Occupy the Alibi
Don’t Believe the Hype
It's a good thing more Americans are getting their news from alternative media. The old guard seems to be waging a coordinated campaign to prove it can't be trusted.
2010 marked a major turning point in the distribution of news: It was the first year more Americans got their news online than from daily newspapers. Judging by newspapers' behavior, traditional media has no one to blame but itself.
Late May’s NATO summit in Chicago demonstrates perfectly the widening gap between observable reality and what's reported in mainstream media.
I traveled to the City of Wind to film and take part in the protest against NATO-driven wars. I watched as dozens of decorated veterans from the wars in Iraq and Afghanistan climbed up on a stage and, one by one, symbolically returned their medals to NATO. The image of veterans flinging their medals in the direction of McCormick Place, where the summit was held, provided an incredibly strong statement that I will never forget.
As powerful as that was, the act was far overshadowed by the violence immediately afterward.
As soon as the last veteran left the stage, the police announced they were clearing the intersection. Lines of riot police, seven to 10 officers deep, began pushing protesters backward. Many people decided to stand their ground.
This is where the accepted media narrative of the protests begins to depart from reality.
When the summit was over, the Chicago Sun-Times' front page carried the headline, “The city that worked,” along with a picture of a woman kissing a police officer on the cheek. A subhead crowed, “So much for 1968,” a reference to the violence perpetrated by police on protesters during the Democratic National Convention in Chicago.
While it's true that the police reaction during the NATO summit didn't constitute a 1968-style police riot, law enforcement’s actions in 2012 didn't coincide with anyone's idea of a free country. In the interest of moving peaceful protesters out of the intersection, the police spilled more blood than I've ever seen in my admittedly sheltered life.
I saw a guy with a camera and a visible press pass, blood streaming down his face from a police baton strike. I saw an old man being crushed against a light pole by a line of riot police who wouldn't stop marching forward, even though he and dozens of others physically couldn't move back any further. I saw a guy take a baton to the face while he had his hands up and yelled, “I'm trying to leave!”
And yes, I saw protesters provoking police with taunts, and even tearing down a barricade. I saw protesters throw empty water bottles at the officers and yell epithets. But I didn't encounter a single person who could have posed a safety threat to the police. Instead I saw a militarized force use violence on a group of unarmed Americans.
By the time the intersection was cleared, almost everyone who hadn't been arrested was covered in his or her own blood.
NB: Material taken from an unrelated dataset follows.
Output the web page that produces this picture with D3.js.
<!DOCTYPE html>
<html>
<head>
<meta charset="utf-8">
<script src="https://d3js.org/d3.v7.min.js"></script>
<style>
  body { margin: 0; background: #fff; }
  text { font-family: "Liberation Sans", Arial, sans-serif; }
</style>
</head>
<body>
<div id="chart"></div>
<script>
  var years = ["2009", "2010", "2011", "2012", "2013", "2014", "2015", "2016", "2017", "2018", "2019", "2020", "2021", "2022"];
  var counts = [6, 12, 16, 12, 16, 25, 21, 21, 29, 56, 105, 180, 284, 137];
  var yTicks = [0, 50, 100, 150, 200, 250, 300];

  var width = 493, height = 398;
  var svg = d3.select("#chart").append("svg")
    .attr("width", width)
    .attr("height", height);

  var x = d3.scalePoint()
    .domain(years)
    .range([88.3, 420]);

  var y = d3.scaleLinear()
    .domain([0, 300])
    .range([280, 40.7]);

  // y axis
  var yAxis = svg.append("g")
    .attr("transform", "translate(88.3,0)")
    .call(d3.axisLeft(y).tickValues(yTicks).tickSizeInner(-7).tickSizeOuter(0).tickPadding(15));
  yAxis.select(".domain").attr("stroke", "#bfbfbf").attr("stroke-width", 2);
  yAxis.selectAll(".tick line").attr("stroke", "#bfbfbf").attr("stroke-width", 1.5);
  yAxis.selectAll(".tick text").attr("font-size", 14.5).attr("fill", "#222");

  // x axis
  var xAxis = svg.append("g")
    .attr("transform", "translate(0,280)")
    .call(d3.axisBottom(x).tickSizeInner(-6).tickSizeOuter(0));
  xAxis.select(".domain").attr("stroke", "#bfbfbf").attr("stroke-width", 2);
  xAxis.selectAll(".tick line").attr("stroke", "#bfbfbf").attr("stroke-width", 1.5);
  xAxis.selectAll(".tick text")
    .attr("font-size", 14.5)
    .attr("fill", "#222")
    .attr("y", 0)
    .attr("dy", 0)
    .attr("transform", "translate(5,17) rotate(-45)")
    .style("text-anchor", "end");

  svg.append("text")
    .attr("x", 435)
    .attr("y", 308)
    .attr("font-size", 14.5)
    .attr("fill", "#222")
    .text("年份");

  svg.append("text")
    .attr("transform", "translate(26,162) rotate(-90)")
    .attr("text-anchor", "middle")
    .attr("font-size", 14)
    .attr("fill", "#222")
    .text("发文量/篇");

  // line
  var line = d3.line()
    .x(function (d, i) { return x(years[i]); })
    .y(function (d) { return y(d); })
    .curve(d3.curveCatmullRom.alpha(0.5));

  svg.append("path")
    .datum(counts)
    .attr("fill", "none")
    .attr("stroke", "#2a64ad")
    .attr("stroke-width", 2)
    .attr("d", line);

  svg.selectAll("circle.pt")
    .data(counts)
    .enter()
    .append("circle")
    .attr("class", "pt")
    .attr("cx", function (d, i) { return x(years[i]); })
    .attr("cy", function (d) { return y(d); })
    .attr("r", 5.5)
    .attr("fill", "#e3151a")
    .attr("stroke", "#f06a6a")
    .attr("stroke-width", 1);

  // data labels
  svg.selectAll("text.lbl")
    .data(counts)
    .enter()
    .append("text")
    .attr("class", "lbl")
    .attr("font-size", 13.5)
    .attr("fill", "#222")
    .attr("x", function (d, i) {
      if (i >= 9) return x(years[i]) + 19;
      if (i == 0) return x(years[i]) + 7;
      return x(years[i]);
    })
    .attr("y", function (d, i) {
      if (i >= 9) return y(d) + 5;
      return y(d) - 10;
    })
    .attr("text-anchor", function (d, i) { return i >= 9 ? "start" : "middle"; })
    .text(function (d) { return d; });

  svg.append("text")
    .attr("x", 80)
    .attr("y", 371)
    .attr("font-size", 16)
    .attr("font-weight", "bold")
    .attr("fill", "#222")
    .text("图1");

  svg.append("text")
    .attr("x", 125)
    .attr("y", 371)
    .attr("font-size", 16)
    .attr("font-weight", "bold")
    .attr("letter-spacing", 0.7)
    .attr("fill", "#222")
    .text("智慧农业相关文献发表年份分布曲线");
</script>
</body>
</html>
But the Sun-Times reported that “police officers well-equipped, well-trained and smartly instructed to turn the other cheek kept arrests and confrontations to a minimum.”
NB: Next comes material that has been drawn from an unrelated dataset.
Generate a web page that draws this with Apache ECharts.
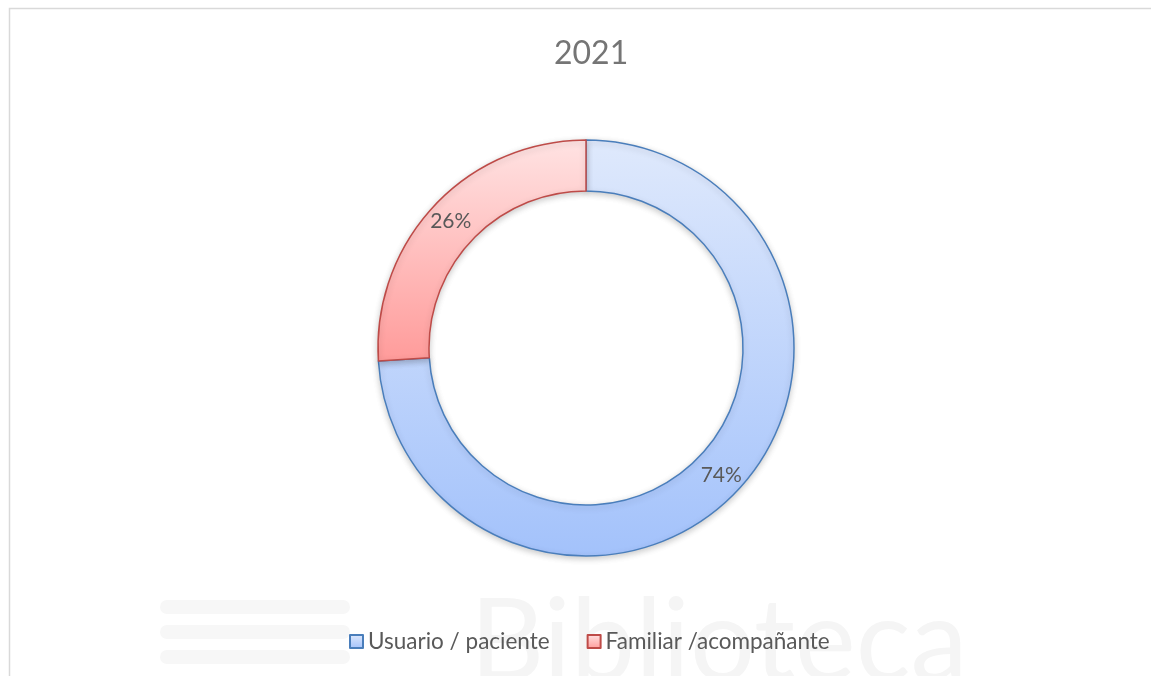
<!DOCTYPE html>
<html>
<head>
<meta charset="utf-8">
<script src="https://cdn.jsdelivr.net/npm/echarts@6/dist/echarts.min.js"></script>
<style>
    html, body { margin: 0; padding: 0; background: #fff; }
    #main { width: 1151px; height: 676px; }
</style>
</head>
<body>
<div id="main"></div>
<script>
// datos del grafico
var titulo = '2021';
var categorias = ['Usuario / paciente', 'Familiar /acompañante'];
var valores = [74, 26];

var estilos = [
    { top: '#dfe9fc', bottom: '#a3c2fb', border: '#4a7ebb' },
    { top: '#ffe3e3', bottom: '#ff9b9a', border: '#be4b48' }
];

var myChart = echarts.init(document.getElementById('main'));

var datos = categorias.map(function (c, i) {
    return {
        name: c,
        value: valores[i],
        itemStyle: {
            color: new echarts.graphic.LinearGradient(0, 0, 0, 1, [
                { offset: 0, color: estilos[i].top },
                { offset: 1, color: estilos[i].bottom }
            ]),
            borderColor: estilos[i].border,
            borderWidth: 1.5
        }
    };
});

// marca de agua de fondo (muy tenue)
var marca = [
    { type: 'rect', z: -6, shape: { x: 160, y: 600, width: 190, height: 14, r: 7 }, style: { fill: '#f7f7f7' } },
    { type: 'rect', z: -6, shape: { x: 160, y: 625, width: 190, height: 14, r: 7 }, style: { fill: '#f7f7f7' } },
    { type: 'rect', z: -6, shape: { x: 160, y: 650, width: 190, height: 14, r: 7 }, style: { fill: '#f7f7f7' } },
    { type: 'text', z: -5, left: 470, top: 585, style: { text: 'Biblioteca', fontSize: 115, fontFamily: 'Lato', fill: '#f5f5f5' } }
];

var option = {
    backgroundColor: '#fff',
    textStyle: { fontFamily: 'Lato' },
    title: {
        text: titulo,
        left: 549,
        top: 33,
        textStyle: { color: '#757575', fontSize: 32, fontWeight: 'normal', fontFamily: 'Lato' }
    },
    graphic: [
        {
            type: 'rect', z: -10,
            shape: { x: 9.5, y: 8.5, width: 1200, height: 700 },
            style: { fill: 'none', stroke: '#d9d9d9', lineWidth: 1.5 }
        }
    ].concat(marca),
    legend: {
        bottom: 18,
        left: 344,
        itemWidth: 13,
        itemHeight: 13,
        itemGap: 37,
        icon: 'rect',
        textStyle: { color: '#595959', fontSize: 22.5, fontFamily: 'Lato' },
        data: categorias
    },
    series: [
        {
            name: titulo,
            type: 'pie',
            center: [586, 348],
            radius: [157, 208],
            startAngle: 90,
            clockwise: true,
            avoidLabelOverlap: false,
            itemStyle: {
                shadowBlur: 6,
                shadowOffsetY: 2,
                shadowColor: 'rgba(0,0,0,0.2)'
            },
            label: {
                show: true,
                position: 'inside',
                formatter: '{d}%',
                color: '#595959',
                fontSize: 21,
                fontFamily: 'Lato'
            },
            labelLine: { show: false },
            emphasis: { disabled: true },
            data: datos
        }
    ]
};

myChart.setOption(option);
window.addEventListener('resize', function () { myChart.resize(); });
</script>
</body>
</html>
This isn't a problem exclusive to one newspaper. The other major daily, the Chicago Tribune, had a remarkably similar take on the summit, proclaiming “Chicago didn't devolve into 1968 redux” in a story titled “Summit ends without giving Chicago a black eye.”
Pointing to the broader nature of the problem of media blindness, the Tribune also carried a story titled “Foreign journalists favorably impressed,” the gist of which is that visiting reporters didn't care so much about what the police did, they just liked the beautiful Chicago architecture.
This lack of concern for police brutality is evident in all the largest, nationally distributed newspapers in the U.S. The Washington Post ran one story called “Chicago Police Department praised by many for handling of NATO summit protests.” The New York Times ran a story about the violence, characterizing the standoff as a battle between police and violent, unruly protesters. The Los Angeles Times remarked, “It’s not immediately clear how the clashes around Michigan Avenue and Cermak Road began.”
All of which goes a long way toward explaining why more Americans get their news from the Internet than from newspapers. It’s the same reason why Facebook and Twitter were considered instrumental in the Arab Spring uprisings. While the Chicago Tribune was editorializing that the police “did do a remarkable job,” my Facebook feed showed me a picture of a protester dressed in a poncho, thick rivulets of blood streaming down his face, with the caption “ABC NEWS SHOW THIS YOU FUCKERS!”
Grassroots Internet media is quickly moving to fill the gap left by a mainstream press with no interest in acting as a watchdog. I've learned to trust occupywallst.org far more than anything I see on TV. Raw video, sometimes two hours long, can be quickly posted on YouTube to give a truly unbiased account of what happened during a protest. Activists all over the country have caught on.
With readership continuing to fall, the mainstream media better learn what the citizenry already knows, or physical newspapers may soon be nothing more than a footnote in history.
Andrew Beale is a participant in (Un)occupy Albuquerque, but he does not speak on behalf of the movement.
The views expressed are solely those of the author.